A mulher contou que o sargento, pouco tempo antes de morrer, tinha passado 15 dias em Brasília. "Eu achava que ele estava muito preocupado, manifestava vontade de sair do DOI (...) Eram 16 anos de casamento, a gente percebe. Na véspera do dia em que ele morreu, conversamos e ele disse que no ano seguinte estaria fora do DOI e nós íamos morar em Brasília."
Suely é avessa à imprensa, raras vezes deu entrevistas e vive de maneira discreta em um pequeno apartamento de um edifício antigo na Rua Figueiredo Magalhães, em Copacabana. Na noite da última quarta-feira, foi procurada pelo Estado, mas não estava em casa. Também não respondeu ao pedido de entrevista, deixado em um bilhete. Parecia estar fora havia alguns dias, já que o escaninho de correspondência tinha envelopes e contas acumulados.
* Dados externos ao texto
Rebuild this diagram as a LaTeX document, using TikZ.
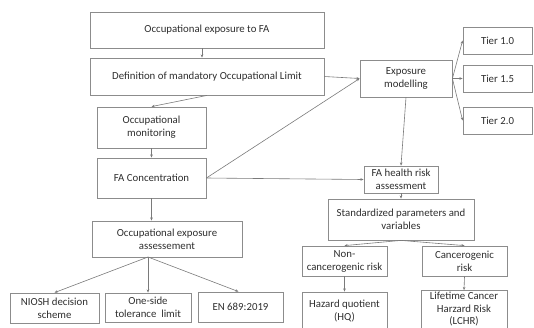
\documentclass[tikz,border=0pt]{standalone}
\usepackage{fontspec}
\setmainfont{Carlito}
\usetikzlibrary{arrows.meta}
\definecolor{boxc}{HTML}{8C8C8C}
\definecolor{linec}{HTML}{7A7A7A}
\definecolor{txtc}{HTML}{2E2E2E}
\begin{document}
\begin{tikzpicture}[x=1pt,y=-1pt,
  box/.style={draw=boxc, line width=0.8pt, rectangle, align=center, inner sep=1pt,
    text=txtc, font=\fontsize{10.8}{13}\selectfont},
  conn/.style={draw=linec, line width=0.6pt, -{Stealth[length=3.2pt,width=2.6pt]}}]
\useasboundingbox (0,0) rectangle (534,327);
\clip (0,0) rectangle (534,327);
\node[box, minimum width=234, minimum height=36] (b1) at (207,30) {Occupational exposure to FA};
\node[box, minimum width=234, minimum height=37] (b2) at (207,76.5) {Definition of mandatory Occupational Limit};
\node[box, minimum width=109, minimum height=41] (mon) at (151.5,127.5) {Occupational\\monitoring};
\node[box, minimum width=109, minimum height=40] (conc) at (151.5,178) {FA Concentration};
\node[box, minimum width=150, minimum height=36] (ass) at (167,239) {Occupational exposure\\assessement};
\node[box, minimum width=89, minimum height=30] (niosh) at (54.5,308) {NIOSH decision\\scheme};
\node[box, minimum width=86, minimum height=29] (one) at (148,307.5) {One-side\\tolerance~ limit};
\node[box, minimum width=85, minimum height=30] (en) at (240.5,307) {EN 689:2019};
\node[box, minimum width=92, minimum height=37] (em) at (406,78.5) {Exposure\\modelling};
\node[box, minimum width=69, minimum height=27] (t1) at (497.5,40.5) {Tier 1.0};
\node[box, minimum width=69, minimum height=27] (t15) at (497.5,78.5) {Tier 1.5};
\node[box, minimum width=69, minimum height=27] (t2) at (497.5,120.5) {Tier 2.0};
\node[box, minimum width=74, minimum height=27] (fh) at (401,179.5) {FA health risk\\assessment};
\node[box, minimum width=146, minimum height=41] (std) at (401,219.5) {Standardized parameters and\\variables};
\node[box, minimum width=85, minimum height=30] (nc) at (344.5,261) {Non-\\cancerogenic risk};
\node[box, minimum width=85, minimum height=30] (ca) at (464.5,261) {Cancerogenic\\risk};
\node[box, minimum width=85, minimum height=38] (hq) at (344.5,311) {Hazard quotient\\(HQ)};
\node[box, minimum width=86, minimum height=38, font=\fontsize{10.8}{12.5}\selectfont] (lc) at (464,309.5) {Lifetime Cancer\\Harzard Risk\\(LCHR)};
\coordinate (af) at (148,257);
\draw[conn] ([xshift=-5pt]b1.south) -- ([xshift=-5pt]b2.north);
\draw[conn] (b2.south) -- (mon.north);
\draw[conn] (mon.south) -- (conc.north);
\draw[conn] (conc.south) -- (conc.south |- ass.north);
\draw[conn] (af) -- (niosh.north);
\draw[conn] (af) -- (one.north);
\draw[conn] (af) -- ([xshift=-2pt]en.north);
\draw[conn] (b2.east) -- (em.west);
\draw[conn] (conc.east) -- (em.west);
\draw[conn] (conc.east) -- (fh.west);
\draw[conn] (em.south) -- (fh.north);
\draw[conn] (em.east) -- (t1.west);
\draw[conn] (em.east) -- (t15.west);
\draw[conn] (em.east) -- (t2.west);
\draw[conn] (fh.south) -- (std.north);
\draw[conn] (std.south) -- (nc.north);
\draw[conn] (std.south) -- (ca.north);
\draw[conn] (nc.south) -- (hq.north);
\draw[conn] (ca.south) -- (lc.north);
\end{tikzpicture}
\end{document}
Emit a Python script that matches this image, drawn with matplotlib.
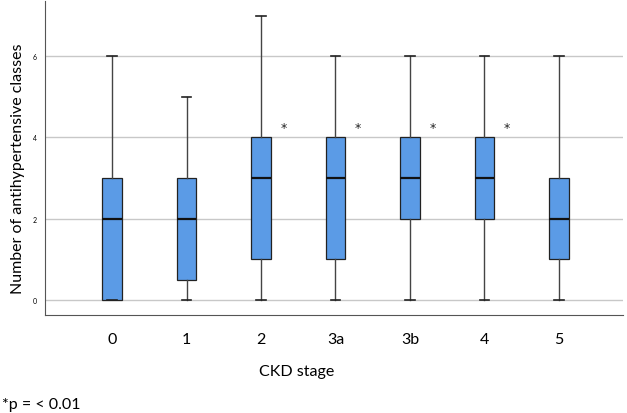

Questionada pelos procuradores por que manteve tantas informações em sigilo durante mais de 30 anos, inclusive quando o caso foi reaberto, em 1999, já em plena democracia, Suely disse que sempre teve medo de falar a verdade, principalmente por causa dos filhos, apesar de já serem adultos, um advogado e outro físico. "Não falei nada, não me sentia à vontade para falar. A responsabilidade de criar filho sozinha é muito grande, eu não podia falar. Os últimos vitimados nessa situação fomos eu e meus filhos", desabafou mais uma vez.
Os procuradores acreditam que "dr. Luiz" seja o coronel reformado do Exército Otelo José da Costa Ortiga, que alegou doença grave para não depor no MPF. "Ele merece morrer. Ameaçar uma pessoa dentro da casa dela é muita covardia", reagiu Suely ao ouvir o comentário dos investigadores. Suely não se conforma por não ter conseguido a promoção do marido, após a morte. "O atestado de óbito diz que meu marido morreu em serviço", afirmou. Passados tantos anos, a viúva tem mágoa por nunca ter sido procurada por Machado, companheiro de Rosário na missão frustrada. "Eu queria muito conversar com ele, saber o que de fato aconteceu."